■ EXERCISE INSTRUCTIONS: Without including the pictures, copy out every line below.

■ SOURCE EXCERPT:
---+---

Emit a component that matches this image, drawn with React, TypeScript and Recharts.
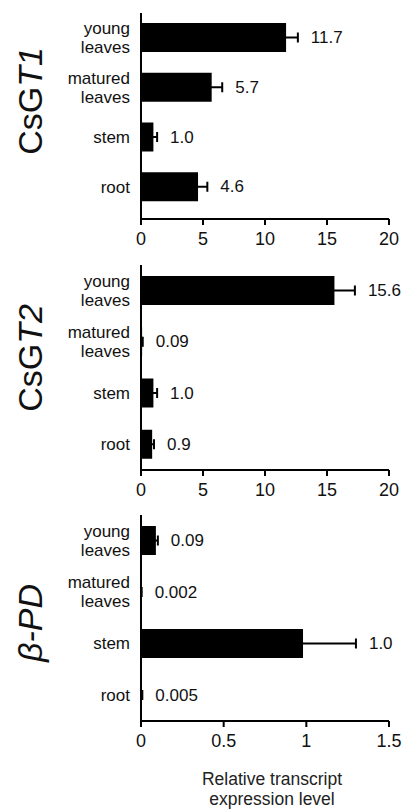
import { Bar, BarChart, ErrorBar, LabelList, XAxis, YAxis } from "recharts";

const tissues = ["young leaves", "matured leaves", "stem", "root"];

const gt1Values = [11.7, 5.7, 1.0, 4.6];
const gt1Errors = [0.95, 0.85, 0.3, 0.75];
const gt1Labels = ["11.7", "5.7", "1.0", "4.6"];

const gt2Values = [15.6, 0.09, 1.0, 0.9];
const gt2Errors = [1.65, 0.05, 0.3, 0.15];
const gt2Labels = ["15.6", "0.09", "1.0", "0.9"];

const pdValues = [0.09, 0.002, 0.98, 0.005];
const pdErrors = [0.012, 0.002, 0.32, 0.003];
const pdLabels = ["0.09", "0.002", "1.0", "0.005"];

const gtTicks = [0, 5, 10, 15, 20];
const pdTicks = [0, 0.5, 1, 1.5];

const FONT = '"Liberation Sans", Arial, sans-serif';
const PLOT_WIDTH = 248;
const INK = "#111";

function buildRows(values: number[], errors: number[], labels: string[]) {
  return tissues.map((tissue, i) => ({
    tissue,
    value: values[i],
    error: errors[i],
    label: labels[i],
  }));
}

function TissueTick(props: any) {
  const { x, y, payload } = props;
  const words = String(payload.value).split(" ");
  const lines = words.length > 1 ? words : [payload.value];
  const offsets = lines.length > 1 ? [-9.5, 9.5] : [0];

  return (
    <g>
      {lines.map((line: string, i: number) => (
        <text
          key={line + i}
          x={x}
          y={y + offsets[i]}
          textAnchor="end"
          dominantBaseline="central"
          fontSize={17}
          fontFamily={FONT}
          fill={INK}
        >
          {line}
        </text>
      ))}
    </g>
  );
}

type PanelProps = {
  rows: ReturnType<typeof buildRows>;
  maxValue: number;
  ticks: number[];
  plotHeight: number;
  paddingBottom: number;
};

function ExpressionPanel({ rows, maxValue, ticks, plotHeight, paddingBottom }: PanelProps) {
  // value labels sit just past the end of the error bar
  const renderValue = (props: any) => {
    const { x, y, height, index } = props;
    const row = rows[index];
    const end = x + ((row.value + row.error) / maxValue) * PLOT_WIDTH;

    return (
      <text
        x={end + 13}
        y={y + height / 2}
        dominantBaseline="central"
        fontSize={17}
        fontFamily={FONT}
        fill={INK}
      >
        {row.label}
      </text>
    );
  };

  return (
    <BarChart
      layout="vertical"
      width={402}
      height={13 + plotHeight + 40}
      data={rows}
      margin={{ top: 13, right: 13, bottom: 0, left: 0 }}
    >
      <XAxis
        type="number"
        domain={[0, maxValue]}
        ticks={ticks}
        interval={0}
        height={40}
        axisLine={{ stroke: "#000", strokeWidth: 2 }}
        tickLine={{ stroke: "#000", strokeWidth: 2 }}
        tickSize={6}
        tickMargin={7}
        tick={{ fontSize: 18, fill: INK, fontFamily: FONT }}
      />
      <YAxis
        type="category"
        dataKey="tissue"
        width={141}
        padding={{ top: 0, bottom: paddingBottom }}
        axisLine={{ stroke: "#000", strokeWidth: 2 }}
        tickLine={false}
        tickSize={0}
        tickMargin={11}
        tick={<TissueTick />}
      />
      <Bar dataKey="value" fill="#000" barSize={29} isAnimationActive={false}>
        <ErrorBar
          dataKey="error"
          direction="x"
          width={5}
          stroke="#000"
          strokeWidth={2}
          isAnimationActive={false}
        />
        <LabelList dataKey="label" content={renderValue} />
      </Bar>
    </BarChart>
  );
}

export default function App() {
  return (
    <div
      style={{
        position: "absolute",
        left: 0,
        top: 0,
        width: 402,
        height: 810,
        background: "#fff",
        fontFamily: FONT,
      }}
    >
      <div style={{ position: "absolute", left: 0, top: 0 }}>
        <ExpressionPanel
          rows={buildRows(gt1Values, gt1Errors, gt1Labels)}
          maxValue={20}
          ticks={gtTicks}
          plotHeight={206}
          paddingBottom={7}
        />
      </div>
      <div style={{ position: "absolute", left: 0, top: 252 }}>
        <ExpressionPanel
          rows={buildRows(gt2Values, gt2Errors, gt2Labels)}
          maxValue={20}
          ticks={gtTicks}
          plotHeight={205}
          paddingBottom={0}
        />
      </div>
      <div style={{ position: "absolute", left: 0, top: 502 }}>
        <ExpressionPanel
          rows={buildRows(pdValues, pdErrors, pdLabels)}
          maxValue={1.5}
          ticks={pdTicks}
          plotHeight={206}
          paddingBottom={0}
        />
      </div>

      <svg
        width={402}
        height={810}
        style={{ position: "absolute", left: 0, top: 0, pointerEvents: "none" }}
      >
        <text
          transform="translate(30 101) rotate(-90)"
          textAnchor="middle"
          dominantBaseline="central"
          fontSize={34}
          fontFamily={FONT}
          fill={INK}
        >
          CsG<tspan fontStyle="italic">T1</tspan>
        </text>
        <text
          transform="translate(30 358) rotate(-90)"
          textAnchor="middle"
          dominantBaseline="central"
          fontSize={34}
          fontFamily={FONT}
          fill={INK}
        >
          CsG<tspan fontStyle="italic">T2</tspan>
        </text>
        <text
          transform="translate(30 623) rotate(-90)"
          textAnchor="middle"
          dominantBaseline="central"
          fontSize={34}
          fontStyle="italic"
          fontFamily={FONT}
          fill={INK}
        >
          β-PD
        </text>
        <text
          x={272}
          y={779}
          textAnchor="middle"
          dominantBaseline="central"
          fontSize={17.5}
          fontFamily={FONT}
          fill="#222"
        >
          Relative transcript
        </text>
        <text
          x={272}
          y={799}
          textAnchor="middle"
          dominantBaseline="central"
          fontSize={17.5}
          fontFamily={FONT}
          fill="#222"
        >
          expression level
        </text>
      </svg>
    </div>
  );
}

---+---

■ RESPONSE TO THE TASK:
Emit a component that matches this image, drawn with React, TypeScript and Recharts.
import { Bar, BarChart, ErrorBar, LabelList, XAxis, YAxis } from "recharts";

const tissues = ["young leaves", "matured leaves", "stem", "root"];

const gt1Values = [11.7, 5.7, 1.0, 4.6];
const gt1Errors = [0.95, 0.85, 0.3, 0.75];
const gt1Labels = ["11.7", "5.7", "1.0", "4.6"];

const gt2Values = [15.6, 0.09, 1.0, 0.9];
const gt2Errors = [1.65, 0.05, 0.3, 0.15];
const gt2Labels = ["15.6", "0.09", "1.0", "0.9"];

const pdValues = [0.09, 0.002, 0.98, 0.005];
const pdErrors = [0.012, 0.002, 0.32, 0.003];
const pdLabels = ["0.09", "0.002", "1.0", "0.005"];

const gtTicks = [0, 5, 10, 15, 20];
const pdTicks = [0, 0.5, 1, 1.5];

const FONT = '"Liberation Sans", Arial, sans-serif';
const PLOT_WIDTH = 248;
const INK = "#111";

function buildRows(values: number[], errors: number[], labels: string[]) {
  return tissues.map((tissue, i) => ({
    tissue,
    value: values[i],
    error: errors[i],
    label: labels[i],
  }));
}

function TissueTick(props: any) {
  const { x, y, payload } = props;
  const words = String(payload.value).split(" ");
  const lines = words.length > 1 ? words : [payload.value];
  const offsets = lines.length > 1 ? [-9.5, 9.5] : [0];

  return (
    <g>
      {lines.map((line: string, i: number) => (
        <text
          key={line + i}
          x={x}
          y={y + offsets[i]}
          textAnchor="end"
          dominantBaseline="central"
          fontSize={17}
          fontFamily={FONT}
          fill={INK}
        >
          {line}
        </text>
      ))}
    </g>
  );
}

type PanelProps = {
  rows: ReturnType<typeof buildRows>;
  maxValue: number;
  ticks: number[];
  plotHeight: number;
  paddingBottom: number;
};

function ExpressionPanel({ rows, maxValue, ticks, plotHeight, paddingBottom }: PanelProps) {
  // value labels sit just past the end of the error bar
  const renderValue = (props: any) => {
    const { x, y, height, index } = props;
    const row = rows[index];
    const end = x + ((row.value + row.error) / maxValue) * PLOT_WIDTH;

    return (
      <text
        x={end + 13}
        y={y + height / 2}
        dominantBaseline="central"
        fontSize={17}
        fontFamily={FONT}
        fill={INK}
      >
        {row.label}
      </text>
    );
  };

  return (
    <BarChart
      layout="vertical"
      width={402}
      height={13 + plotHeight + 40}
      data={rows}
      margin={{ top: 13, right: 13, bottom: 0, left: 0 }}
    >
      <XAxis
        type="number"
        domain={[0, maxValue]}
        ticks={ticks}
        interval={0}
        height={40}
        axisLine={{ stroke: "#000", strokeWidth: 2 }}
        tickLine={{ stroke: "#000", strokeWidth: 2 }}
        tickSize={6}
        tickMargin={7}
        tick={{ fontSize: 18, fill: INK, fontFamily: FONT }}
      />
      <YAxis
        type="category"
        dataKey="tissue"
        width={141}
        padding={{ top: 0, bottom: paddingBottom }}
        axisLine={{ stroke: "#000", strokeWidth: 2 }}
        tickLine={false}
        tickSize={0}
        tickMargin={11}
        tick={<TissueTick />}
      />
      <Bar dataKey="value" fill="#000" barSize={29} isAnimationActive={false}>
        <ErrorBar
          dataKey="error"
          direction="x"
          width={5}
          stroke="#000"
          strokeWidth={2}
          isAnimationActive={false}
        />
        <LabelList dataKey="label" content={renderValue} />
      </Bar>
    </BarChart>
  );
}

export default function App() {
  return (
    <div
      style={{
        position: "absolute",
        left: 0,
        top: 0,
        width: 402,
        height: 810,
        background: "#fff",
        fontFamily: FONT,
      }}
    >
      <div style={{ position: "absolute", left: 0, top: 0 }}>
        <ExpressionPanel
          rows={buildRows(gt1Values, gt1Errors, gt1Labels)}
          maxValue={20}
          ticks={gtTicks}
          plotHeight={206}
          paddingBottom={7}
        />
      </div>
      <div style={{ position: "absolute", left: 0, top: 252 }}>
        <ExpressionPanel
          rows={buildRows(gt2Values, gt2Errors, gt2Labels)}
          maxValue={20}
          ticks={gtTicks}
          plotHeight={205}
          paddingBottom={0}
        />
      </div>
      <div style={{ position: "absolute", left: 0, top: 502 }}>
        <ExpressionPanel
          rows={buildRows(pdValues, pdErrors, pdLabels)}
          maxValue={1.5}
          ticks={pdTicks}
          plotHeight={206}
          paddingBottom={0}
        />
      </div>

      <svg
        width={402}
        height={810}
        style={{ position: "absolute", left: 0, top: 0, pointerEvents: "none" }}
      >
        <text
          transform="translate(30 101) rotate(-90)"
          textAnchor="middle"
          dominantBaseline="central"
          fontSize={34}
          fontFamily={FONT}
          fill={INK}
        >
          CsG<tspan fontStyle="italic">T1</tspan>
        </text>
        <text
          transform="translate(30 358) rotate(-90)"
          textAnchor="middle"
          dominantBaseline="central"
          fontSize={34}
          fontFamily={FONT}
          fill={INK}
        >
          CsG<tspan fontStyle="italic">T2</tspan>
        </text>
        <text
          transform="translate(30 623) rotate(-90)"
          textAnchor="middle"
          dominantBaseline="central"
          fontSize={34}
          fontStyle="italic"
          fontFamily={FONT}
          fill={INK}
        >
          β-PD
        </text>
        <text
          x={272}
          y={779}
          textAnchor="middle"
          dominantBaseline="central"
          fontSize={17.5}
          fontFamily={FONT}
          fill="#222"
        >
          Relative transcript
        </text>
        <text
          x={272}
          y={799}
          textAnchor="middle"
          dominantBaseline="central"
          fontSize={17.5}
          fontFamily={FONT}
          fill="#222"
        >
          expression level
        </text>
      </svg>
    </div>
  );
}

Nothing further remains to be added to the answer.